Do we have to wait another day before some official completes this picture by using the phrase "the light at the end of the tunnel"? Here's the sort of statement that's already coming out of the mouth of the Coalition Provisional Authority’s L. Paul Bremer:

'There is no question we have control over the country. I know if you just report on those few places [where the fighting is taking place], it does look chaotic,' Bremer said on CNN's American Morning. 'But if you travel around the country, what you find is a bustling economy, people opening businesses right and left, unemployment has dropped… The story of the house that doesn't burn down is not much of a story in the news. The story of the house that does burn down is news.

So is Iraq -- yes, we're talking about Iraq, not Vietnam -- a glass half full or half empty?

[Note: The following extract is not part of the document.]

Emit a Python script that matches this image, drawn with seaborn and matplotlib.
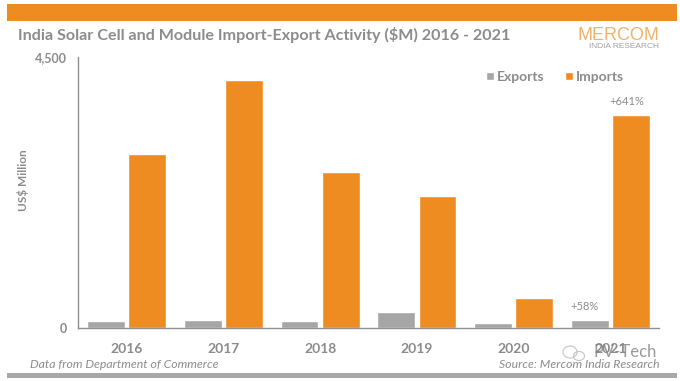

Or could it be half-shattered… or is it a glass at all?

Soon enough we'll undoubtedly hear plaintive murmurings from official Washington that "they" -- the Sunni insurgents in that famed "triangle" (reminiscent of "triangles" first named decades ago); and the followers of the young Islamist extremist Muqtada al Sadr -- have been militarily "defeated" and should recognize as much and act accordingly. As if that were the point. As if the story were really a military one in the first place.

For anyone of a certain age, memories -- particularly of the shocking beginning moment of the surprise 1968 Tet Offensive in Vietnam -- are bound to come flooding back; not, I hasten to add, because that massive nationwide series of assaults which stunned the American public into disbelief and this chaotic spread of rebellion into the Shiite areas of Iraq are in any literal way similar, but because the response is familiar, because the "gap" between events unfolding on television and the Iraq promised by this administration is already large enough to create genuine unease in the "homeland," to give the alternately sunny and belligerent pronouncements of this administration’s spokesmen in Baghdad and Washington the look of propaganda, not to say surreality.

In the Vietnam years, at least, our government had a series of military regimes, however shaky, to back in South Vietnam (even if we had largely put them in place). Iraq, on the other hand, is like a strange administrative void at the moment. Under other circumstances, an American administration would simply have backed a military strongman or junta of some sort. But this is now inconceivable. With every other announced explanation for the invasion of Iraq from weapons of mass destruction to al-Qaeda links down the tubes, this administration has nothing left but the idea that it’s bringing "democracy" to the country. Lose that and what is there except dreams, greed, and disaster.